> [YOUR TASK] Write out the listing below exactly, and omit any images you find in it.
+---+
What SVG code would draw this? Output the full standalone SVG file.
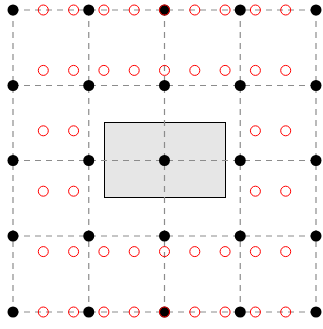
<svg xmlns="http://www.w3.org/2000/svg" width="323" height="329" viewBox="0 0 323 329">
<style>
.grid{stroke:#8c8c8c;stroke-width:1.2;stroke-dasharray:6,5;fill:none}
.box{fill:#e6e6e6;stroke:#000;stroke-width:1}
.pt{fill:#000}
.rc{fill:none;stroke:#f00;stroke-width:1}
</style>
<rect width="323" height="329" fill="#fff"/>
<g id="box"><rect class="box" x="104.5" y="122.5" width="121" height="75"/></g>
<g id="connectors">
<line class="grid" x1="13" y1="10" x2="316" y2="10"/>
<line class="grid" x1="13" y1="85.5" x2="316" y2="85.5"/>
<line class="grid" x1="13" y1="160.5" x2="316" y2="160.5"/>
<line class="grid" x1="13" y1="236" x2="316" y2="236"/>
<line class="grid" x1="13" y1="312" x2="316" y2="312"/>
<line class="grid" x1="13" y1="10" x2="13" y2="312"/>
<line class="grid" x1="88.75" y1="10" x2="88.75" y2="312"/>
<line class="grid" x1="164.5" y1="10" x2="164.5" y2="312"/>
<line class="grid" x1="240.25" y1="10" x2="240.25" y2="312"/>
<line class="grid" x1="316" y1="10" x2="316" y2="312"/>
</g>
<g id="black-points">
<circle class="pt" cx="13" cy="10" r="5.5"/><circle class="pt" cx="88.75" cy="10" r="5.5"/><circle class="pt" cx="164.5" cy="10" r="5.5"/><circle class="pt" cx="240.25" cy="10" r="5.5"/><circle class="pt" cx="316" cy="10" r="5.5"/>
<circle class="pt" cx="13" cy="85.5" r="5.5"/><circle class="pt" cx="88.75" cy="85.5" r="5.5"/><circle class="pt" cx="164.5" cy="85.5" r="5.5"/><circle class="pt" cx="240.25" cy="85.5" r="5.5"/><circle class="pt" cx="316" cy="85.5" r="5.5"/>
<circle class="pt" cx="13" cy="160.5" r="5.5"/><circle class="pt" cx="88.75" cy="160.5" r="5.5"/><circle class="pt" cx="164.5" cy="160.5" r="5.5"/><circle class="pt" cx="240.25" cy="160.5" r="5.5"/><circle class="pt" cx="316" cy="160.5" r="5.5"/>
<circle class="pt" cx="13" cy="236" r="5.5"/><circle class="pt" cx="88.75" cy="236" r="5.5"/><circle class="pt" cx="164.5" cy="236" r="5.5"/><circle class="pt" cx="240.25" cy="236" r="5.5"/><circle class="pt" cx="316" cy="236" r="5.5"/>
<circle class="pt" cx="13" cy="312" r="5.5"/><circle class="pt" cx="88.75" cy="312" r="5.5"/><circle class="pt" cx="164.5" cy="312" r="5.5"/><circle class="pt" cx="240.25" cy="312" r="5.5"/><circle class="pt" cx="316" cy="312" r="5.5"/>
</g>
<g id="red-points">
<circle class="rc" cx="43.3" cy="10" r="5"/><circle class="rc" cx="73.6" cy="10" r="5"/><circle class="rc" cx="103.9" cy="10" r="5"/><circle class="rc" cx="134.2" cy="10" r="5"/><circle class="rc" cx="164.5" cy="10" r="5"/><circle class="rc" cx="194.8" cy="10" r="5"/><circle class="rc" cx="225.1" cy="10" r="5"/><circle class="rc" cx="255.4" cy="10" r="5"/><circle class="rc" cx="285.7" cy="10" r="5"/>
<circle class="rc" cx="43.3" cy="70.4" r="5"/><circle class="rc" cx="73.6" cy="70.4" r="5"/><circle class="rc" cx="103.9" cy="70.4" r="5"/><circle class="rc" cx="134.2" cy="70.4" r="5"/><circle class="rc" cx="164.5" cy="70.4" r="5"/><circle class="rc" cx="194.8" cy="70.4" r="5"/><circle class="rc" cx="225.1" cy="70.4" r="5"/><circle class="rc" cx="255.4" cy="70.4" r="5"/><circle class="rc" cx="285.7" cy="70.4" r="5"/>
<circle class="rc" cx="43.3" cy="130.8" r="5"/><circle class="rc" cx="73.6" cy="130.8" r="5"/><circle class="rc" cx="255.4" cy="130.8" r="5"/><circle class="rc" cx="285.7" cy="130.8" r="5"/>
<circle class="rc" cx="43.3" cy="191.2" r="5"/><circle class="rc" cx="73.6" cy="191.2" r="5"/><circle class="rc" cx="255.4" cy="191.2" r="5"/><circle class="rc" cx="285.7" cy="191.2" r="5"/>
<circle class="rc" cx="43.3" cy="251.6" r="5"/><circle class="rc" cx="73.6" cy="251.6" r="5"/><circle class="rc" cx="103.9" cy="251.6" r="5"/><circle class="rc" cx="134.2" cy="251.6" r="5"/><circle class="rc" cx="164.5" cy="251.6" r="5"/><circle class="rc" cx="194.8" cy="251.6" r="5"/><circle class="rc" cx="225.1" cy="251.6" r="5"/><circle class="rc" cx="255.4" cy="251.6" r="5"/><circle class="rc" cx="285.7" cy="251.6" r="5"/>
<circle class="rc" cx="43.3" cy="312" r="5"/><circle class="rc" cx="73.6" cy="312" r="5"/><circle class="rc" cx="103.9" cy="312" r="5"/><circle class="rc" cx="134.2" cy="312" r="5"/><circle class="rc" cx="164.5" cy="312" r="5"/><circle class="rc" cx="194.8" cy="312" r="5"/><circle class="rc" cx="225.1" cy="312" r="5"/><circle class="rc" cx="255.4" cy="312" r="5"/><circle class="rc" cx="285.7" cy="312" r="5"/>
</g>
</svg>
+---+
> [WRITTEN ANSWER]
What SVG code would draw this? Output the full standalone SVG file.
<svg xmlns="http://www.w3.org/2000/svg" width="323" height="329" viewBox="0 0 323 329">
<style>
.grid{stroke:#8c8c8c;stroke-width:1.2;stroke-dasharray:6,5;fill:none}
.box{fill:#e6e6e6;stroke:#000;stroke-width:1}
.pt{fill:#000}
.rc{fill:none;stroke:#f00;stroke-width:1}
</style>
<rect width="323" height="329" fill="#fff"/>
<g id="box"><rect class="box" x="104.5" y="122.5" width="121" height="75"/></g>
<g id="connectors">
<line class="grid" x1="13" y1="10" x2="316" y2="10"/>
<line class="grid" x1="13" y1="85.5" x2="316" y2="85.5"/>
<line class="grid" x1="13" y1="160.5" x2="316" y2="160.5"/>
<line class="grid" x1="13" y1="236" x2="316" y2="236"/>
<line class="grid" x1="13" y1="312" x2="316" y2="312"/>
<line class="grid" x1="13" y1="10" x2="13" y2="312"/>
<line class="grid" x1="88.75" y1="10" x2="88.75" y2="312"/>
<line class="grid" x1="164.5" y1="10" x2="164.5" y2="312"/>
<line class="grid" x1="240.25" y1="10" x2="240.25" y2="312"/>
<line class="grid" x1="316" y1="10" x2="316" y2="312"/>
</g>
<g id="black-points">
<circle class="pt" cx="13" cy="10" r="5.5"/><circle class="pt" cx="88.75" cy="10" r="5.5"/><circle class="pt" cx="164.5" cy="10" r="5.5"/><circle class="pt" cx="240.25" cy="10" r="5.5"/><circle class="pt" cx="316" cy="10" r="5.5"/>
<circle class="pt" cx="13" cy="85.5" r="5.5"/><circle class="pt" cx="88.75" cy="85.5" r="5.5"/><circle class="pt" cx="164.5" cy="85.5" r="5.5"/><circle class="pt" cx="240.25" cy="85.5" r="5.5"/><circle class="pt" cx="316" cy="85.5" r="5.5"/>
<circle class="pt" cx="13" cy="160.5" r="5.5"/><circle class="pt" cx="88.75" cy="160.5" r="5.5"/><circle class="pt" cx="164.5" cy="160.5" r="5.5"/><circle class="pt" cx="240.25" cy="160.5" r="5.5"/><circle class="pt" cx="316" cy="160.5" r="5.5"/>
<circle class="pt" cx="13" cy="236" r="5.5"/><circle class="pt" cx="88.75" cy="236" r="5.5"/><circle class="pt" cx="164.5" cy="236" r="5.5"/><circle class="pt" cx="240.25" cy="236" r="5.5"/><circle class="pt" cx="316" cy="236" r="5.5"/>
<circle class="pt" cx="13" cy="312" r="5.5"/><circle class="pt" cx="88.75" cy="312" r="5.5"/><circle class="pt" cx="164.5" cy="312" r="5.5"/><circle class="pt" cx="240.25" cy="312" r="5.5"/><circle class="pt" cx="316" cy="312" r="5.5"/>
</g>
<g id="red-points">
<circle class="rc" cx="43.3" cy="10" r="5"/><circle class="rc" cx="73.6" cy="10" r="5"/><circle class="rc" cx="103.9" cy="10" r="5"/><circle class="rc" cx="134.2" cy="10" r="5"/><circle class="rc" cx="164.5" cy="10" r="5"/><circle class="rc" cx="194.8" cy="10" r="5"/><circle class="rc" cx="225.1" cy="10" r="5"/><circle class="rc" cx="255.4" cy="10" r="5"/><circle class="rc" cx="285.7" cy="10" r="5"/>
<circle class="rc" cx="43.3" cy="70.4" r="5"/><circle class="rc" cx="73.6" cy="70.4" r="5"/><circle class="rc" cx="103.9" cy="70.4" r="5"/><circle class="rc" cx="134.2" cy="70.4" r="5"/><circle class="rc" cx="164.5" cy="70.4" r="5"/><circle class="rc" cx="194.8" cy="70.4" r="5"/><circle class="rc" cx="225.1" cy="70.4" r="5"/><circle class="rc" cx="255.4" cy="70.4" r="5"/><circle class="rc" cx="285.7" cy="70.4" r="5"/>
<circle class="rc" cx="43.3" cy="130.8" r="5"/><circle class="rc" cx="73.6" cy="130.8" r="5"/><circle class="rc" cx="255.4" cy="130.8" r="5"/><circle class="rc" cx="285.7" cy="130.8" r="5"/>
<circle class="rc" cx="43.3" cy="191.2" r="5"/><circle class="rc" cx="73.6" cy="191.2" r="5"/><circle class="rc" cx="255.4" cy="191.2" r="5"/><circle class="rc" cx="285.7" cy="191.2" r="5"/>
<circle class="rc" cx="43.3" cy="251.6" r="5"/><circle class="rc" cx="73.6" cy="251.6" r="5"/><circle class="rc" cx="103.9" cy="251.6" r="5"/><circle class="rc" cx="134.2" cy="251.6" r="5"/><circle class="rc" cx="164.5" cy="251.6" r="5"/><circle class="rc" cx="194.8" cy="251.6" r="5"/><circle class="rc" cx="225.1" cy="251.6" r="5"/><circle class="rc" cx="255.4" cy="251.6" r="5"/><circle class="rc" cx="285.7" cy="251.6" r="5"/>
<circle class="rc" cx="43.3" cy="312" r="5"/><circle class="rc" cx="73.6" cy="312" r="5"/><circle class="rc" cx="103.9" cy="312" r="5"/><circle class="rc" cx="134.2" cy="312" r="5"/><circle class="rc" cx="164.5" cy="312" r="5"/><circle class="rc" cx="194.8" cy="312" r="5"/><circle class="rc" cx="225.1" cy="312" r="5"/><circle class="rc" cx="255.4" cy="312" r="5"/><circle class="rc" cx="285.7" cy="312" r="5"/>
</g>
</svg>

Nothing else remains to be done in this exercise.